Draft law seeks to check corruption in election campaigns

Photo/FILE
Internal Security Minister George Saitoti (left) and Mathira MP Ephraim Maina alight from Mr Maina’s helicopter in Nyeri.

What you need to know:

  • Bill seeks to bar collection of funds from organisations, foreigners, foreign states and anonymous or illegal sources

The Independent Electoral and Boundaries Commission will have sweeping powers to check runaway campaign spending in the General Election if new proposals are passed into law.

The commission has drafted a Bill which, if passed by Parliament, will commit political parties and candidates running for various positions to keep meticulous books or risk disqualification.

The commission will have the power to put an upper limit on how much candidates can spend on campaigns in a move designed to contain wealthy spendthrifts who literally buy their way to political power and edge out less-endowed candidates.

If the Bill is passed into law, those who break the rules could face jail terms of up to two years or fines of up to Sh1 million depending on the offence and the magnitude of the breach.

By the same token, those in charge of political parties will be deemed to have individually broken the law.

According to a study conducted by the Coalition for Accountable Political Financing, political parties and candidates collectively spent as much as Sh5.65 billion on the campaigns.

The study estimated that PNU, which was running incumbent whose candidate was incumbent President Kibaki, spent about Sh2.1 billion while Raila Odinga’s ODM spent Sh1.2 billion.
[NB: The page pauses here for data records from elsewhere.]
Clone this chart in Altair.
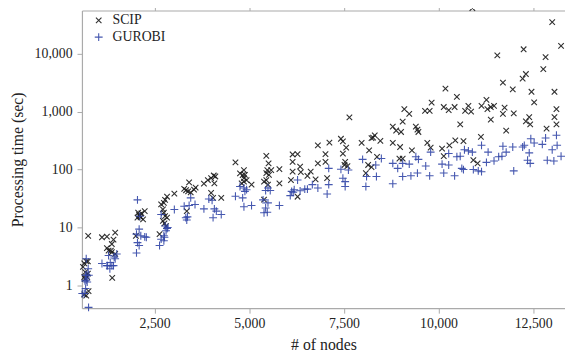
import altair as alt
import pandas as pd

solvers = ["SCIP", "GUROBI"]
x_ticks = [2500, 5000, 7500, 10000, 12500]
y_ticks = [1, 10, 100, 1000, 10000]

scip_nodes = [
    745, 693, 641, 737, 607, 667, 737, 641, 659, 719, 755, 641, 693,
    1109, 1240, 1458, 1414, 1370, 1240, 1284, 1344, 1370, 1458, 1380,
    2065, 2109, 2047, 2151, 2239, 2195, 2005, 2090, 2130,
    2630, 2672, 2744, 2776, 2828, 2719, 2744, 2776, 2719, 2760, 2802, 2828,
    3021, 3281, 3411, 3385, 3453, 3541, 3583, 3349, 3330,
    3802, 3906, 3992, 4062, 4104, 4078, 3992, 4044, 4260,
    4635, 4755, 4859, 4825, 4885, 4859, 4859, 4929, 4799, 5060,
    5450, 5510, 5476, 5580, 5450, 5520, 5390, 5450, 5494, 5390, 5796, 5796,
    6145, 6276, 6145, 6343, 6362, 6145, 6101, 6276,
    6622, 6536, 6752, 6812, 6812, 7013, 7117, 7013, 7057,
    7421, 7473, 7560, 7473, 7533, 7515, 7593, 7645,
    7968, 8166, 8270, 8315, 8229, 8463, 8140, 8229, 8375, 8080, 8791, 8880,
    9010, 9052, 9096, 9226, 8791, 8984, 9296, 9400, 9442, 9468, 9643, 9765,
    9817, 10182, 10137, 10268, 10424, 10484, 9703, 9791, 10093, 10286, 10442,
    10137, 9052, 8966,
    10893, 13002, 13236, 11552, 12247, 12827, 12767, 11700, 11960, 12221,
    12307, 12455, 13062, 12525, 11265, 11135, 10788, 10702, 10859, 11291,
    11380, 11465, 11744, 11700, 11986, 13114, 13062, 11380, 12395, 12307,
    12421, 13114, 12853, 11786, 10572, 11119, 10658, 10919, 11031,
]
scip_time = [
    7.2, 2.6, 2.4, 2.6, 2.1, 1.7, 1.6, 1.4, 1.3, 1.4, 0.8, 0.7, 0.67,
    6.8, 7.0, 8.2, 6.2, 5.2, 4.4, 4.0, 4.0, 3.75, 3.5, 1.35,
    18, 15.7, 14.8, 17.5, 19.2, 13.8, 7.2, 16.5, 15,
    7.7, 25, 26.6, 30, 34, 20.5, 18, 15.8, 13, 11.8, 10.6, 14.8,
    38.5, 46.5, 60, 42, 40.5, 45, 49, 19.2, 44,
    57, 66, 71, 79, 76, 58, 39.5, 32.5, 32.5,
    133, 86, 98, 80, 81, 71, 62, 66, 58, 55,
    172, 128, 98, 98, 87, 81, 62, 66, 55, 30.3, 102, 58,
    182, 184, 136, 112, 90, 92, 66, 34,
    92, 78, 68, 262, 128, 184, 292, 136, 71,
    340, 307, 240, 189, 136, 120, 115, 795,
    288, 215, 355, 390, 350, 312, 120, 110, 166, 87, 550, 472,
    445, 670, 1100, 910, 288, 245, 215, 550, 490, 445, 1030, 1030,
    1430, 2500, 1200, 1060, 1200, 1790, 288, 240, 230, 262, 320,
    170, 155, 155,
    61000, 35000, 13600, 9300, 11900, 8700, 5400, 3150, 2420, 3700,
    4450, 2200, 2200, 1440, 1600, 1260, 1260, 1030, 1000, 1100,
    1200, 1260, 1170, 910, 930, 1100, 800, 730, 800, 680,
    600, 600, 510, 470, 600, 365, 310, 145, 128,
]

gurobi_nodes = [
    711, 693, 641, 755, 693, 745, 677, 763, 659, 719, 677, 589,
    1109, 1240, 1328, 1370, 1414, 1458, 1500, 1284, 1432, 1318, 1258,
    2047, 2091, 2021, 2135, 2239, 2281, 2047, 2091, 2021, 2109,
    2630, 2672, 2744, 2802, 2776, 2846, 2672, 2744, 2828, 2760,
    3021, 3281, 3411, 3453, 3567, 3323, 3367, 3349,
    3802, 3932, 4018, 4078, 4130, 4044, 4260,
    4635, 4825, 4755, 4859, 4929, 4885, 4859, 5060,
    5364, 5432, 5494, 5554, 5494, 5432, 5390, 5476, 5796,
    6083, 6161, 6276, 6343, 6466, 6119, 6187,
    6536, 6666, 6812, 7099, 7057, 7099,
    7421, 7619, 7473, 7533, 7533,
    7994, 8341, 8489, 8098, 8359, 8080, 8791, 8921, 9052, 9226, 9400, 9468,
    9052, 9270, 9442, 9661, 8791, 9765, 9791, 10093, 10268, 10137, 10424,
    10268, 10484, 10614,
    10684, 10788, 10893, 11135, 11309, 11265, 11465, 11588, 11674, 11700,
    11786, 11960, 12221, 12265, 12437, 12525, 12351, 12421, 12395, 12741,
    12827, 13002, 13114, 13132, 12872, 13046, 13236, 11986, 10658, 10919,
    11049, 11135, 10572,
]
gurobi_time = [
    1.5, 1.23, 0.73, 0.42, 2.9, 1.95, 1.5, 1.5, 1.2, 1.15, 0.89, 0.73,
    2.4, 2.2, 2.5, 2.2, 2.2, 2.9, 3.5, 3.3, 3.1, 1.95, 2.2,
    30, 9.4, 7.7, 7.2, 6.9, 6.8, 5.5, 4.9, 3.65, 15.7,
    4.9, 6.3, 7.2, 8.8, 10.6, 10, 16.8, 5.9, 9.6, 6.8,
    20.5, 23.3, 24, 32.5, 25, 14.8, 15.3, 13.5,
    21, 31, 29.5, 21, 19.2, 14.8, 16.8,
    34.6, 32.5, 51, 48, 45, 42, 22.8, 24,
    30, 43.5, 48, 43.5, 26.6, 21.8, 18, 18.4, 24,
    35.5, 40.5, 66, 43, 46, 42, 45,
    46, 55, 48, 55, 38, 105,
    101, 98, 71, 62, 51,
    150, 120, 155, 76, 76, 51, 128, 105, 128, 124, 166, 150,
    76, 78, 87, 115, 57, 78, 200, 124, 120, 87, 78,
    189, 166, 105,
    220, 210, 200, 262, 200, 133, 141, 166, 170, 252,
    200, 245, 245, 262, 340, 288, 145, 128, 194, 272,
    350, 220, 390, 262, 145, 141, 170, 95, 100, 100,
    95, 92, 170,
]

df = pd.concat([
    pd.DataFrame({"nodes": scip_nodes, "time": scip_time, "solver": "SCIP"}),
    pd.DataFrame({"nodes": gurobi_nodes, "time": gurobi_time, "solver": "GUROBI"}),
], ignore_index=True)

X_PATH = "M-0.7,-0.7L0.7,0.7M-0.7,0.7L0.7,-0.7"
PLUS_PATH = "M-1,0L1,0M0,-1L0,1"

FONT = "'Liberation Serif', 'Times New Roman', 'DejaVu Serif', serif"
xscale = alt.Scale(domain=[580, 13340], nice=False, zero=False)
yscale = alt.Scale(type="log", domain=[0.406, 55500], nice=False)

legend = alt.Legend(title=None, orient="none", legendX=10, legendY=3,
                    labelFont=FONT, labelFontSize=14, labelColor="#222",
                    symbolSize=64, symbolStrokeWidth=1.1, rowPadding=3,
                    labelOffset=7, padding=0)

points = alt.Chart(df).mark_point(filled=False, size=64, strokeWidth=1.1, opacity=0.9).encode(
    x=alt.X("nodes:Q", scale=xscale,
            axis=alt.Axis(values=x_ticks, format=",.0f", formatType="number",
                          title="# of nodes", grid=False,
                          labelPadding=4, titlePadding=6)),
    y=alt.Y("time:Q", scale=yscale,
            axis=alt.Axis(values=y_ticks, format=",.0f", formatType="number",
                          title="Processing time (sec)", grid=False,
                          labelPadding=5, titlePadding=9)),
    color=alt.Color("solver:N", scale=alt.Scale(domain=solvers, range=["#1a1a1a", "#3347a8"]),
                    legend=legend),
    shape=alt.Shape("solver:N", scale=alt.Scale(domain=solvers, range=[X_PATH, PLUS_PATH]),
                    legend=legend),
)

top = alt.Chart(df).mark_point(opacity=0).encode(
    x=alt.X("nodes:Q", scale=xscale,
            axis=alt.Axis(orient="top", values=x_ticks, format=",.0f", formatType="number",
                          labels=False, title=None, grid=False)),
)

chart = alt.layer(points, top).resolve_axis(x="independent").properties(
    width=490, height=302,
    autosize=alt.AutoSizeParams(type="none"),
    padding={"left": 75, "top": 0, "right": 0, "bottom": 49},
).configure_view(stroke=None).configure_axis(
    domainColor="#aaa", tickColor="#aaa", tickSize=5, domainWidth=1.2,
    labelFont=FONT, labelFontSize=14, labelColor="#222",
    titleFont=FONT, titleFontSize=16, titleFontWeight="normal", titleColor="#222",
)

chart.save("out.html", embed_options={"renderer": "svg", "actions": False})
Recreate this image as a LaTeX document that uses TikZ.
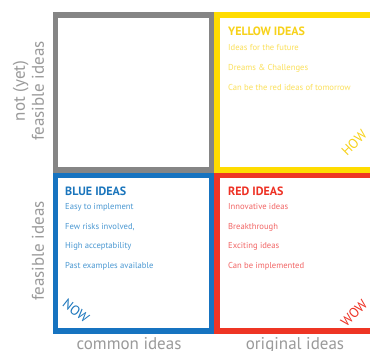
\documentclass[tikz,border=0pt]{standalone}
\usepackage{fontspec}
\setmainfont{PT Sans}
\definecolor{gbox}{HTML}{858585}
\definecolor{ybox}{HTML}{FFDC00}
\definecolor{bbox}{HTML}{1673C0}
\definecolor{rbox}{HTML}{EE3524}
\definecolor{ytxt}{HTML}{F7D21A}
\definecolor{ylite}{HTML}{FBE05A}
\definecolor{btxt}{HTML}{1A75BC}
\definecolor{blite}{HTML}{4A98D2}
\definecolor{rtxt}{HTML}{EE3124}
\definecolor{rlite}{HTML}{F26565}
\definecolor{axis}{HTML}{9A9A9A}
\tikzset{
  quad/.style={line width=5.5pt},
  head/.style={anchor=base west, inner sep=0pt, font=\fontsize{12}{14}\selectfont\bfseries},
  item/.style={anchor=base west, inner sep=0pt, font=\fontsize{8.6}{10}\selectfont},
  axislab/.style={text=axis, inner sep=0pt, font=\fontsize{17}{19}\selectfont, align=center},
  tag/.style={inner sep=0pt, font=\fontsize{13.5}{15}\selectfont},
}
\begin{document}
\begin{tikzpicture}[x=1pt,y=-1pt]
\useasboundingbox (0,0) rectangle (370,351);
\clip (0,0) rectangle (370,351);
\fill[white] (0,0) rectangle (370,351);
% boxes
\draw[quad, gbox] (55.3,15) rectangle (211.5,170);
\draw[quad, ybox] (217,15) rectangle (400,170);
\draw[quad, bbox] (55.3,175.5) rectangle (211.5,331);
\draw[quad, rbox] (217,175.5) rectangle (400,331);
% yellow
\node[head, text=ytxt] (yh) at (228,35) {YELLOW IDEAS};
\node[item, text=ylite] (y1) at (228,50) {Ideas for the future};
\node[item, text=ylite] (y2) at (228,70) {Dreams \& Challenges};
\node[item, text=ylite] (y3) at (228,90) {Can be the red ideas of tomorrow};
% blue
\node[head, text=btxt] (bh) at (65,195) {BLUE IDEAS};
\node[item, text=blite] (b1) at (65,209) {Easy to implement};
\node[item, text=blite] (b2) at (65,229) {Few risks involved,};
\node[item, text=blite] (b3) at (65,248.5) {High acceptability};
\node[item, text=blite] (b4) at (65,268) {Past examples available};
% red
\node[head, text=rtxt] (rh) at (228,195) {RED IDEAS};
\node[item, text=rlite] (r1) at (228,209) {Innovative ideas};
\node[item, text=rlite] (r2) at (228,229) {Breakthrough};
\node[item, text=rlite] (r3) at (228,248.5) {Exciting ideas};
\node[item, text=rlite] (r4) at (228,268) {Can be implemented};
% tags
\node[tag, text=btxt, rotate=-38] (now) at (76,311) {NOW};
\node[tag, text=rtxt, rotate=45] (wow) at (354,313) {WOW};
\node[tag, text=ytxt, rotate=45] (how) at (354,143) {HOW};
% axes
\node[axislab, rotate=90] (nf) at (28.5,91) {not (yet)\\feasible ideas};
\node[axislab, rotate=90] (fi) at (38,251) {feasible ideas};
\node[axislab, anchor=base] (ci) at (129,349.5) {common ideas};
\node[axislab, anchor=base] (oi) at (295,349.5) {original ideas};
\end{tikzpicture}
\end{document}
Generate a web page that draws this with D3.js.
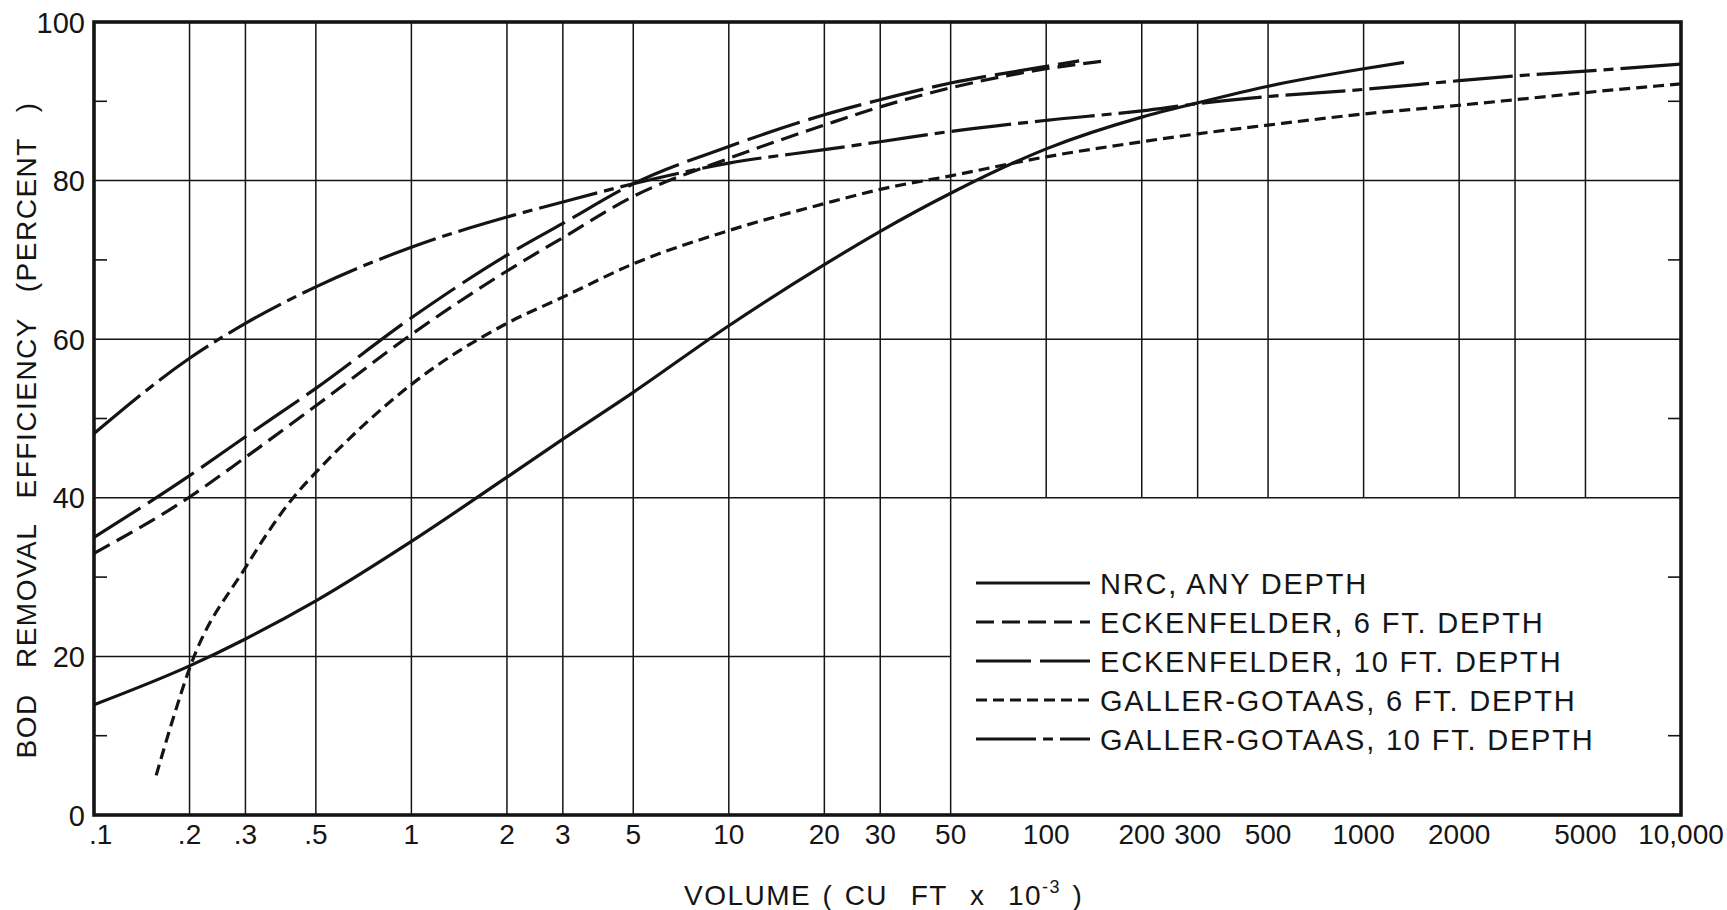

ODM Kenya, whose candidate was Kalonzo Musyoka, spent an estimated Sh157 million.

The parties, the study found, raised their money through donations, personal contributions and nomination fees from their candidates.

Voter bribery

The report estimates that parliamentary candidates collectively spent about Sh1.4 billion, half of which was used to buy votes and bribe voters.

The study was funded by the United Nations Development Programme. It found that many parliamentary candidates financed their own campaigns, with most of their money coming from personal resources, donations from family and friends, pyramid schemes, and loans from saccos, banks, insurance companies and personal business funds.

For those in public office, additional resources came from unpaid use of the provincial administration machinery, coercion to extort money from private businesses and use of state media and state corporation advertisements to propagate partisan information.

Those in government were also found to use state premises for party meetings, involving senior public officers in presidential campaign planning.

They also used government resources to produce campaign materials and fuelled private vehicles using government funds. The Bill seek to do away with such practises by establishing spending limits and an accounting and auditing procedure.

Illegal sources

The Bill seeks to bar collection of campaign funds from organisations, foreigners, foreign states and anonymous or illegal sources. It also seeks to expressly prohibit the use of state resources for campaigning.

In setting the spending limits, the draft Bill proposes that the IEBC take into consideration the difference in the size, categories of candidates and population in the electoral constituency.

And, in what might be a reprieve for political parties and candidates, the law will allow them to conduct harambees to finance campaigns and election-related activities.

The law otherwise bars candidates from participating in harambees within eight months of an election.

The Bill proposes the establishment of a Campaign Finance Committee to be chaired by the IEBC chairman. Other members of the team would be the registrar of political parties, the controller of budget or his representative and two persons nominated by the commission.

The committee would be responsible for the supervision and administration of campaign financing and would supervise parties and candidates running under party banners or independently.

Political parties would also be required to set up internal campaign expenditure committees to monitor the spending and bookkeeping by candidates and submit reports.

Should the Bill pass, the party expenditure committees will be required to advise their candidates on the rules and regulations they need to stick by and then submit reports from these candidates to the IEBC.

Parties may have to hire accountants and use computer software to keep up with the bookkeeping and accounting required.

Should the proposals sail through Parliament, each party will also be required to establish an expenditure committee at least six months before the elections.

In addition to setting up a campaign expenditure account, each candidate will also be required to establish his or her expenditure committee who should be signatories to the account.

Should Parliament agree with the proposals, all political parties participating in the elections would also be required to submit a financial report to the IEBC within three months of the election date. which will then be transmitted to the Auditor-General.